— THE REQUEST —
Reproduce the material below line by line, beginning with its first line and ending with the line that contains "0.63, 0.59, 1.48]"; leave out pictures.
━━━━━━━━━━━━━━━━━━━━
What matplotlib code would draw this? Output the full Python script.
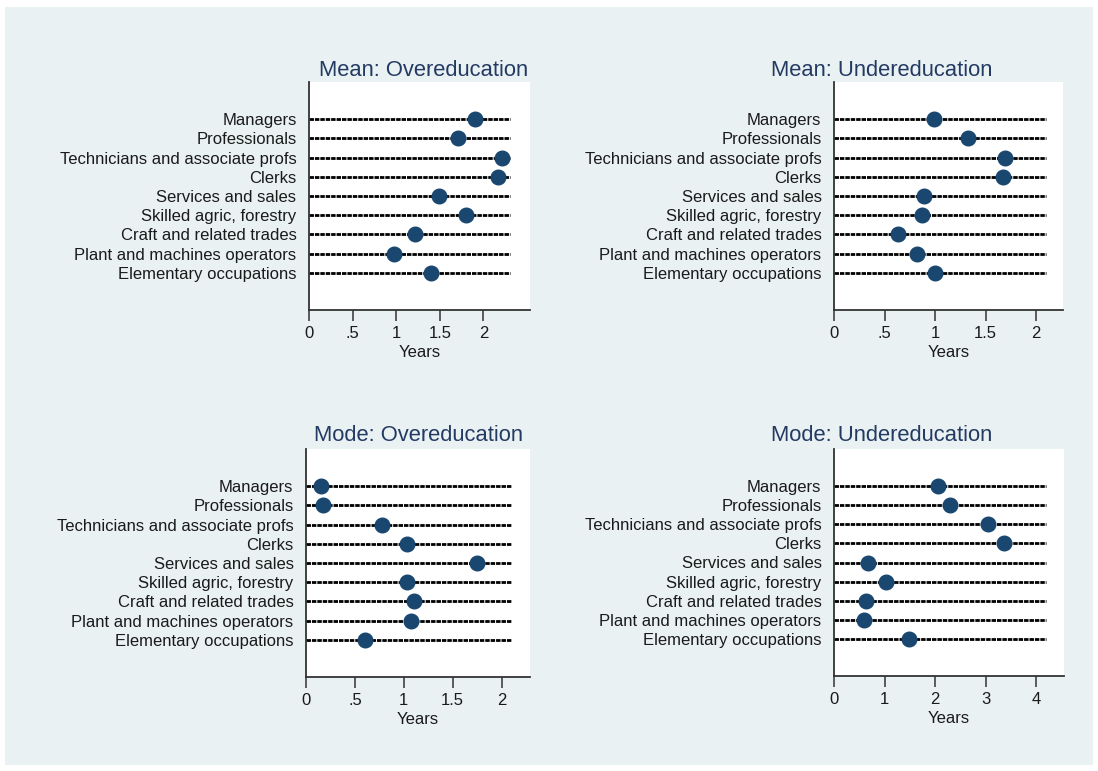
import matplotlib
matplotlib.use("Agg")
import matplotlib.pyplot as plt
from matplotlib.patches import Rectangle

plt.rcParams['font.family'] = ['Liberation Sans', 'DejaVu Sans']

categories = ["Managers", "Professionals", "Technicians and associate profs", "Clerks",
              "Services and sales", "Skilled agric, forestry", "Craft and related trades",
              "Plant and machines operators", "Elementary occupations"]

mean_over = [1.90, 1.71, 2.21, 2.17, 1.49, 1.80, 1.21, 0.98, 1.40]
mean_under = [0.99, 1.33, 1.69, 1.67, 0.89, 0.87, 0.63, 0.82, 1.00]
mode_over = [0.15, 0.17, 0.78, 1.03, 1.75, 1.03, 1.10, 1.07, 0.60]
mode_under = [2.05, 2.30, 3.04, 3.37, 0.67, 1.02, 0.63, 0.59, 1.48]

titles = ["Mean: Overeducation", "Mean: Undereducation", "Mode: Overeducation", "Mode: Undereducation"]
series = [mean_over, mean_under, mode_over, mode_under]
line_ends = [2.31, 2.10, 2.10, 4.20]
xlims = [2.534, 2.267, 2.29, 4.55]
xticks = [[0, 0.5, 1, 1.5, 2], [0, 0.5, 1, 1.5, 2], [0, 0.5, 1, 1.5, 2], [0, 1, 2, 3, 4]]
xticklabels = [["0", ".5", "1", "1.5", "2"], ["0", ".5", "1", "1.5", "2"],
               ["0", ".5", "1", "1.5", "2"], ["0", "1", "2", "3", "4"]]

W, H = 1098, 771
fig = plt.figure(figsize=(W / 100, H / 100), dpi=100, facecolor="white")
bg = fig.add_axes([0, 0, 1, 1], zorder=-10)
bg.set_xlim(0, W)
bg.set_ylim(H, 0)
bg.axis("off")
bg.add_patch(Rectangle((5, 7), 1093 - 5, 765 - 7, facecolor="#EAF1F3", edgecolor="none"))

# panel boxes in pixels: left, top, right, bottom
boxes = [(309, 82, 530, 310), (834, 82, 1063, 310), (306, 449, 530, 677), (834, 449, 1064, 676)]
# title anchor (center x, baseline y) in pixels
title_pos = [(423.5, 75.5), (882, 75.5), (418, 441), (882, 441)]

navy = "#1a476f"
fs = 12.0
for k in range(4):
    l, t, r, b = boxes[k]
    ax = fig.add_axes([l / W, 1 - b / H, (r - l) / W, (b - t) / H])
    ax.set_facecolor("white")
    ypos = list(range(len(categories)))
    for i, v in enumerate(series[k]):
        ax.plot([0, line_ends[k]], [i, i], color="black", lw=2.0,
                linestyle=(0, (1.6, 0.35)), zorder=2, solid_capstyle="butt")
        ax.plot([v], [i], marker="o", markersize=10.5, color=navy,
                markeredgecolor=navy, zorder=3, linestyle="none")
    ax.set_ylim(len(categories) - 1 + 1.93, -1.93)
    ax.set_xlim(0, xlims[k])
    ax.set_yticks(ypos)
    ax.set_yticklabels(categories, fontsize=fs, color="#1a1a1a")
    ax.tick_params(axis="y", length=0, pad=9)
    ax.set_xticks(xticks[k])
    ax.set_xticklabels(xticklabels[k], fontsize=fs, color="#1a1a1a")
    ax.tick_params(axis="x", length=8, width=1.1, color="#333333", pad=3.5)
    for s in ["top", "right"]:
        ax.spines[s].set_visible(False)
    for s in ["left", "bottom"]:
        ax.spines[s].set_color("#333333")
        ax.spines[s].set_linewidth(1.3)
    ax.set_xlabel("Years", fontsize=fs, color="#1a1a1a", labelpad=3)
    tx, ty = title_pos[k]
    fig.text(tx / W, 1 - ty / H, titles[k], fontsize=15.8, color="#233a63",
             ha="center", va="baseline")

fig.savefig("out.png", dpi=100, facecolor="white")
━━━━━━━━━━━━━━━━━━━━
— FINISHED ANSWER —
What matplotlib code would draw this? Output the full Python script.
import matplotlib
matplotlib.use("Agg")
import matplotlib.pyplot as plt
from matplotlib.patches import Rectangle

plt.rcParams['font.family'] = ['Liberation Sans', 'DejaVu Sans']

categories = ["Managers", "Professionals", "Technicians and associate profs", "Clerks",
              "Services and sales", "Skilled agric, forestry", "Craft and related trades",
              "Plant and machines operators", "Elementary occupations"]

mean_over = [1.90, 1.71, 2.21, 2.17, 1.49, 1.80, 1.21, 0.98, 1.40]
mean_under = [0.99, 1.33, 1.69, 1.67, 0.89, 0.87, 0.63, 0.82, 1.00]
mode_over = [0.15, 0.17, 0.78, 1.03, 1.75, 1.03, 1.10, 1.07, 0.60]
mode_under = [2.05, 2.30, 3.04, 3.37, 0.67, 1.02, 0.63, 0.59, 1.48]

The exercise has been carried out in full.